We get people over the obstacle of problem-finding by having some fun, by getting up and doing up some divergent techniques of perhaps of acting out the problem and then we’ll change the verb and allow them to express or role play the verb.  Also, asking why and pairing up in either dyads or working in groups of three and four to really confront one another.  Also if you do it with a problem that’s not personal or you’re not - just the practice of the process with something very concrete.

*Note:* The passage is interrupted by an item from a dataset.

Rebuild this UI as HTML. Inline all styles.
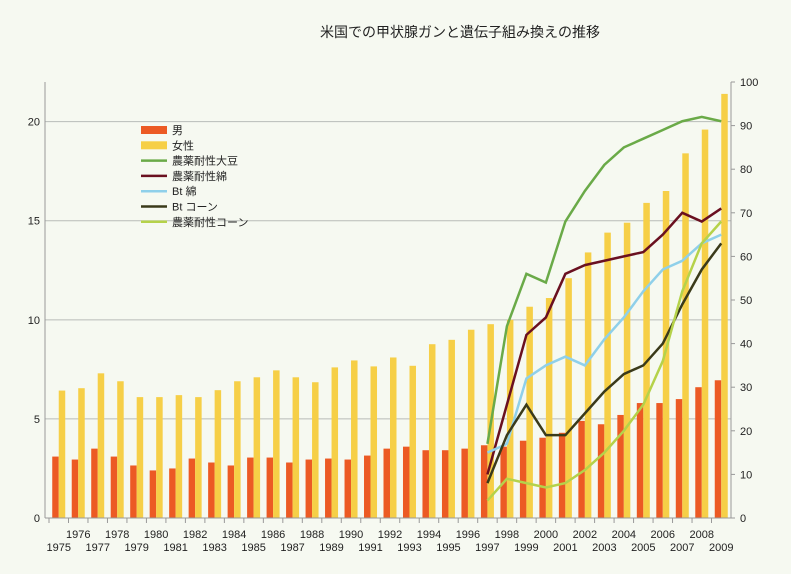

It helps tremendously.

02:13:13:28 02:14:33:12

[Do you have any tangible results, stories you can tell us either from the business world or from education?]

Since I started teaching Creative Problem Solving in the schools and very much believing in it and also weaving Gardner’s Seven Intelligences in it, there’s one particular story that I use quite frequently with children, two boys who are learning disabled - classified, if you’ll excuse me, as learning disabled.  I teach note making instead of note taking and we allow them to work in a mode that is very comfortable for them.  So I was walking around in my own inimitable teacher style saying you can make notes any way you want.  So they had chart paper on the floor and markers and some were at the desks.  And these boys were taking notes in pictures, which, by the way I had encouraged.  And when I saw them doing that, I felt a little frustrated cause I thought they’re not getting the point.  So, I went up and spoke with them and they looked up at me with these beautiful eyes and said, but you said we could take notes, we could make these notes.   So, I said look it boys we have an end product here could you please just give us seven facts, that’s what the challenge is and these boys could not physically write when they were told to take notes for the past 5 years. Because they processed in pictures first they were able to give me 22 written facts. It opened up a door for them and certainly it opened up a door for my teaching.